> Code that draws figures:
• • • •
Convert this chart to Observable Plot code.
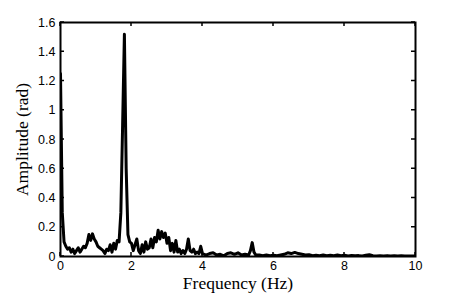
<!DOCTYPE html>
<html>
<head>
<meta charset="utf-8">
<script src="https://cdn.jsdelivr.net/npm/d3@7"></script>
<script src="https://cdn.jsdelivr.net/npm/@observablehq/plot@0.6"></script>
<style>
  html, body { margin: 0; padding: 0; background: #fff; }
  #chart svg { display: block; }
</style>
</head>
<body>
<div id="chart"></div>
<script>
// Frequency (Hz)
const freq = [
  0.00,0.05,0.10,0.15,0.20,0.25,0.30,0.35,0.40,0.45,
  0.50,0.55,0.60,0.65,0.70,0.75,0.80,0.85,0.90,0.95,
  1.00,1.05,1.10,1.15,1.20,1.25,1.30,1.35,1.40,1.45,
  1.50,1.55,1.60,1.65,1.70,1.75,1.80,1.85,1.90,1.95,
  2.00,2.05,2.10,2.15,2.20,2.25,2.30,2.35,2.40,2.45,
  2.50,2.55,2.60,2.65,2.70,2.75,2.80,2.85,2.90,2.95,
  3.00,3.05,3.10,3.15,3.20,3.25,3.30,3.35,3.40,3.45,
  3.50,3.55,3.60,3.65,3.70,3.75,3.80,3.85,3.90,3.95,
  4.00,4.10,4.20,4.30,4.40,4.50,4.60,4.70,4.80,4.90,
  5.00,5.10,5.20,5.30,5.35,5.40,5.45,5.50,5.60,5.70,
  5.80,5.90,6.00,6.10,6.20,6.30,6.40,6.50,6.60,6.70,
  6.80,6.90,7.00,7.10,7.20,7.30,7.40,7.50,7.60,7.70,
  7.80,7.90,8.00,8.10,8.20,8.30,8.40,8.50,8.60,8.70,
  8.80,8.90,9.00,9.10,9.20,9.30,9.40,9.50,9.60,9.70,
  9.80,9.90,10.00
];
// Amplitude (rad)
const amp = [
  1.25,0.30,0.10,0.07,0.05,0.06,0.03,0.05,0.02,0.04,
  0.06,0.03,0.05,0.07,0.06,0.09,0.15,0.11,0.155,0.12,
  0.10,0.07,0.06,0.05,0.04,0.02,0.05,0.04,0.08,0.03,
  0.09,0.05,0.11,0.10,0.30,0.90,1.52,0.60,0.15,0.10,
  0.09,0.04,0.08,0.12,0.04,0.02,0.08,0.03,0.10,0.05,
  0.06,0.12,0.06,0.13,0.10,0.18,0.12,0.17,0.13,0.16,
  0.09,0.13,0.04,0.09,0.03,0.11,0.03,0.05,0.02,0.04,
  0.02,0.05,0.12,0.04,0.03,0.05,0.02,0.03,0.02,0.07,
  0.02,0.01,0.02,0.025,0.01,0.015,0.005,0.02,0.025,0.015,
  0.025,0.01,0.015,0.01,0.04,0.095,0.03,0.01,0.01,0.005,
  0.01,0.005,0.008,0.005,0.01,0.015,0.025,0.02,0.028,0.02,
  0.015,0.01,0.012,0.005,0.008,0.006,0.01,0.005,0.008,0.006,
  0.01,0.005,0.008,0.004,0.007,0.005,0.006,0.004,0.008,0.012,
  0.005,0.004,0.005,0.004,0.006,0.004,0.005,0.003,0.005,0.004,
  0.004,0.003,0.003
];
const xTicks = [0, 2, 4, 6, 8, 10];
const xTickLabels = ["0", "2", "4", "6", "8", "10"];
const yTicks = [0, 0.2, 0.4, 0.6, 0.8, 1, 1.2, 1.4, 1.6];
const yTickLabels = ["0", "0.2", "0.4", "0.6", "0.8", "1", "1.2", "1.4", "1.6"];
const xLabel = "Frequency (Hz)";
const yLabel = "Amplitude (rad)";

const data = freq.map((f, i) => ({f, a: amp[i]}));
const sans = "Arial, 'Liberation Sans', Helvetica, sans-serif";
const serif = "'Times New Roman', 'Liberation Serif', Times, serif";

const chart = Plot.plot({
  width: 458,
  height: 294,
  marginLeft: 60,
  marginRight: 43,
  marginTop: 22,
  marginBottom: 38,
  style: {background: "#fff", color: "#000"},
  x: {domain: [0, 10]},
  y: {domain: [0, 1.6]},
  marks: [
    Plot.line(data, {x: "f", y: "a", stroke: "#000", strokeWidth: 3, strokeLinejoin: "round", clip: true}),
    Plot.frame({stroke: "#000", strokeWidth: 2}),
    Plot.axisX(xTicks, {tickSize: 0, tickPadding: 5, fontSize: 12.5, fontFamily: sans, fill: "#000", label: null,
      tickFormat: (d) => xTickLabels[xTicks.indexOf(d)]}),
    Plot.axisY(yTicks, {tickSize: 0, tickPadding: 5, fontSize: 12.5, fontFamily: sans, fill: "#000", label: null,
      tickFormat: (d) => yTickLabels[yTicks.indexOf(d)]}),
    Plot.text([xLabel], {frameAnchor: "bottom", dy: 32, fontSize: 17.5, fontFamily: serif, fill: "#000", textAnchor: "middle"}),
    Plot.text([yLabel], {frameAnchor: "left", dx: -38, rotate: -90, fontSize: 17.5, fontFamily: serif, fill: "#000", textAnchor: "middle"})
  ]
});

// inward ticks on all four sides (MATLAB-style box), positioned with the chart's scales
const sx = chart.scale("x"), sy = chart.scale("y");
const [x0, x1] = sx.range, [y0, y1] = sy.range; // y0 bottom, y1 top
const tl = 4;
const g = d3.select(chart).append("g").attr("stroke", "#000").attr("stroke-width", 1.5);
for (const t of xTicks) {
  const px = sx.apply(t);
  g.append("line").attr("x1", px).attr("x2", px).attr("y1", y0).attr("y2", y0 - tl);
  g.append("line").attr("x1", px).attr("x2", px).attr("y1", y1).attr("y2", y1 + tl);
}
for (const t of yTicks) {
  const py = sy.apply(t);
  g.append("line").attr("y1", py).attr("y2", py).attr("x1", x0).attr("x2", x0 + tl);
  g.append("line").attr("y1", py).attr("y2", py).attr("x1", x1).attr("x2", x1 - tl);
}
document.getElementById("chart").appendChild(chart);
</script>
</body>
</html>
• • • •
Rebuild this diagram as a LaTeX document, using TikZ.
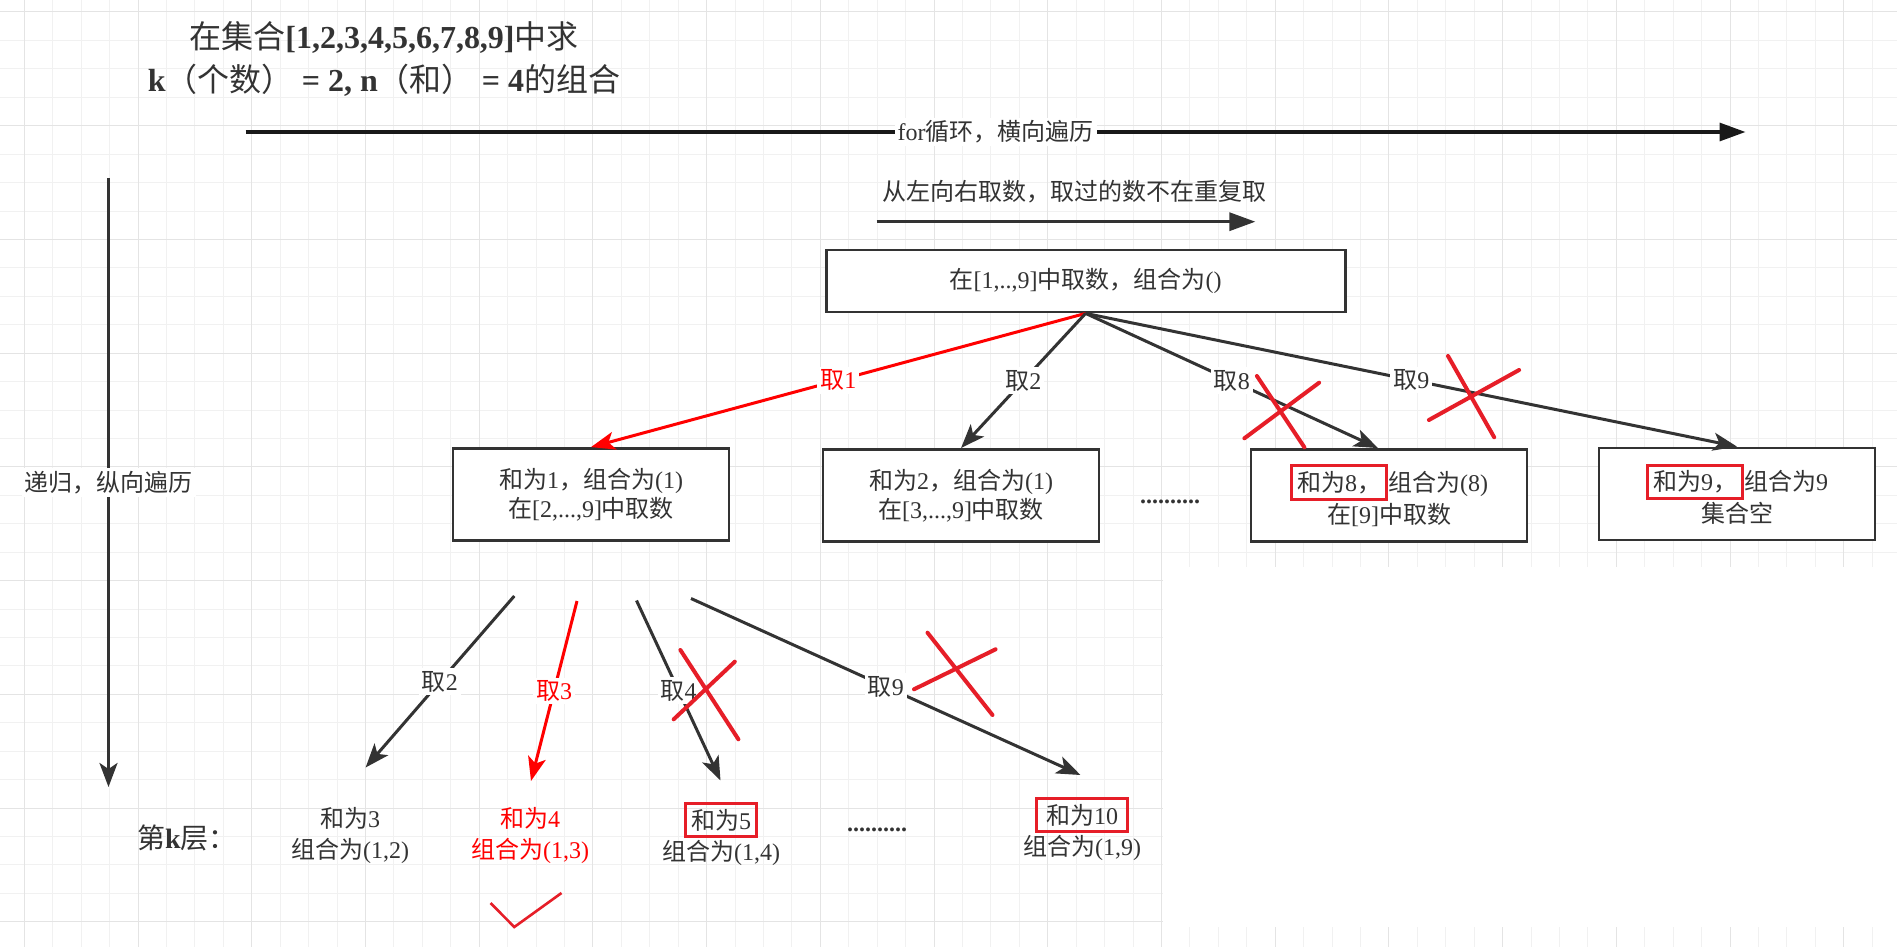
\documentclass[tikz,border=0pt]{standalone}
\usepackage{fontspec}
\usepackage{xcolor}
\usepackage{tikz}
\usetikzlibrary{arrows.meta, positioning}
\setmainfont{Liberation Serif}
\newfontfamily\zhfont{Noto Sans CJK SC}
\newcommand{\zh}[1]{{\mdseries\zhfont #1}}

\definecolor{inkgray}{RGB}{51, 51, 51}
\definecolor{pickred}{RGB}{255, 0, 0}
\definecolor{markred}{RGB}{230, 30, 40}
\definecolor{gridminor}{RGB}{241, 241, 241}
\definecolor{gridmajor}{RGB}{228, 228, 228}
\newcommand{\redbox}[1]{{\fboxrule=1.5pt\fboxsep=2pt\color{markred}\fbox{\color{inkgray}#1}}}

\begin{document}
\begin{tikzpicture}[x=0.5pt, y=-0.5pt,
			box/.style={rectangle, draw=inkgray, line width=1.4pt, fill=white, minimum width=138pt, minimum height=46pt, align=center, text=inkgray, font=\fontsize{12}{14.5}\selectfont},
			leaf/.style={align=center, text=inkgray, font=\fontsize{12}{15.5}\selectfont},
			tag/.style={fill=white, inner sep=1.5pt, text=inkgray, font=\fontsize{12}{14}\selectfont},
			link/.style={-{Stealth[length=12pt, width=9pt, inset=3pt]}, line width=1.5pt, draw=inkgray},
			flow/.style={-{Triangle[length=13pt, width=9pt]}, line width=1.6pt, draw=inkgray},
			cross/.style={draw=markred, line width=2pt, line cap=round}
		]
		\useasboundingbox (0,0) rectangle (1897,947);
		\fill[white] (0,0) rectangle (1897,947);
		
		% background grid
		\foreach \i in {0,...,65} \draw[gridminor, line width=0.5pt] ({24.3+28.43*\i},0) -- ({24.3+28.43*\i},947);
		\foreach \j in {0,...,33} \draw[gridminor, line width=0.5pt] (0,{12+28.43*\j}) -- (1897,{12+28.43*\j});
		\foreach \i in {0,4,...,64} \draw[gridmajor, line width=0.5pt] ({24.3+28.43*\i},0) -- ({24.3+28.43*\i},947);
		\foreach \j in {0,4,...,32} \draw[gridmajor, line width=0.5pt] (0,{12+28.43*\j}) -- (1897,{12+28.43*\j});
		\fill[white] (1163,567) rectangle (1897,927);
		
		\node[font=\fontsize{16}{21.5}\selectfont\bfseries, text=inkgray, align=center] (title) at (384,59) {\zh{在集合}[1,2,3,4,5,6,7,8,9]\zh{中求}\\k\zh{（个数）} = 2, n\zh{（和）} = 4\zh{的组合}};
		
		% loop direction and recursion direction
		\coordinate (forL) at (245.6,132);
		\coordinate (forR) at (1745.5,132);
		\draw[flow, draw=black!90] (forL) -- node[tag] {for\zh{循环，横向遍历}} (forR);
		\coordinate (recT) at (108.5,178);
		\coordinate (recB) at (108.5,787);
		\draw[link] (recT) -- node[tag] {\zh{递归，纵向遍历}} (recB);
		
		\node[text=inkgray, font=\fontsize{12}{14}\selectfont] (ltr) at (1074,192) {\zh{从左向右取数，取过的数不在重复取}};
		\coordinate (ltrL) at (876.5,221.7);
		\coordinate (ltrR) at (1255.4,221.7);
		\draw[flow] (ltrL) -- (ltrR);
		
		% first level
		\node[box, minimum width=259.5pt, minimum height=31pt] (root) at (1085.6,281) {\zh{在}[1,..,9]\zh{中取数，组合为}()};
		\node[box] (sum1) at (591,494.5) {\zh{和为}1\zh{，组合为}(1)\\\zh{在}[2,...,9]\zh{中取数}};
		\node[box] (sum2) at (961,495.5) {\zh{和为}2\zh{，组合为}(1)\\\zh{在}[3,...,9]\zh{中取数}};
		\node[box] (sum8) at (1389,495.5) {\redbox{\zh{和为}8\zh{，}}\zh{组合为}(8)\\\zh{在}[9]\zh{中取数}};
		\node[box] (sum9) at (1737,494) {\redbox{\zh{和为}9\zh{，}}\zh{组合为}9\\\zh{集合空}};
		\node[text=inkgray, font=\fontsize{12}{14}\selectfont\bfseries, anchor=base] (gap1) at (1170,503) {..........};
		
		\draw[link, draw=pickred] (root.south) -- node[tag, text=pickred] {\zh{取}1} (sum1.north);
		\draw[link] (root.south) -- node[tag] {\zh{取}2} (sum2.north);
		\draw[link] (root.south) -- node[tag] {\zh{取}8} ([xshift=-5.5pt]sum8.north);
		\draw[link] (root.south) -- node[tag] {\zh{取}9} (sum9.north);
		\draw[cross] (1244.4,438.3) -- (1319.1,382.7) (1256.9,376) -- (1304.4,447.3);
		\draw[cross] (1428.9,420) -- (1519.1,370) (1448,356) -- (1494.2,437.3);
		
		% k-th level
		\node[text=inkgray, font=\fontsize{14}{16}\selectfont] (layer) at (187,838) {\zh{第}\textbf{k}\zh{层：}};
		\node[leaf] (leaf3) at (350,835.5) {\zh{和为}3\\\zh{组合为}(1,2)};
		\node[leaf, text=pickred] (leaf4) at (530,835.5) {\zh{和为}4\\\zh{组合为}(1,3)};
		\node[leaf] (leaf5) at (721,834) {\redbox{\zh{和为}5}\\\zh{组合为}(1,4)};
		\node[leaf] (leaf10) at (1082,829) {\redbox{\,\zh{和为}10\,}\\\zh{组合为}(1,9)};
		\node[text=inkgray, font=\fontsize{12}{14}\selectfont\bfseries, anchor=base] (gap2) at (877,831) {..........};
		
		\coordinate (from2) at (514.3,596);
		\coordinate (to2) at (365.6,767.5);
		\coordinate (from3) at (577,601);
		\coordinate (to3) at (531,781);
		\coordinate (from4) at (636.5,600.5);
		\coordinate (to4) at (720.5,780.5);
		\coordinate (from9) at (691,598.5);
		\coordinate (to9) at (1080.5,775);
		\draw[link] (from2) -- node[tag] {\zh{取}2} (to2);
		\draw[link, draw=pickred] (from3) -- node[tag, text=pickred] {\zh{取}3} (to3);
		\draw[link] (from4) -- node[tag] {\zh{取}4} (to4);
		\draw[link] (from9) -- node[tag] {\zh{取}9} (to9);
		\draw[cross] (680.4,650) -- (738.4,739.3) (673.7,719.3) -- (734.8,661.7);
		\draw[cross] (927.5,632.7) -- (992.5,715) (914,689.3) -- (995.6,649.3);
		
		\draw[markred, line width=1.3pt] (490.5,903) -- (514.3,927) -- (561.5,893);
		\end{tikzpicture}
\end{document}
• • • •
> Requirements:
Return every line from the records above that holds the word "chart".

> Exercise solution:
Convert this chart to Observable Plot code.
  #chart svg { display: block; }
<div id="chart"></div>
const chart = Plot.plot({
// inward ticks on all four sides (MATLAB-style box), positioned with the chart's scales
const sx = chart.scale("x"), sy = chart.scale("y");
const g = d3.select(chart).append("g").attr("stroke", "#000").attr("stroke-width", 1.5);
document.getElementById("chart").appendChild(chart);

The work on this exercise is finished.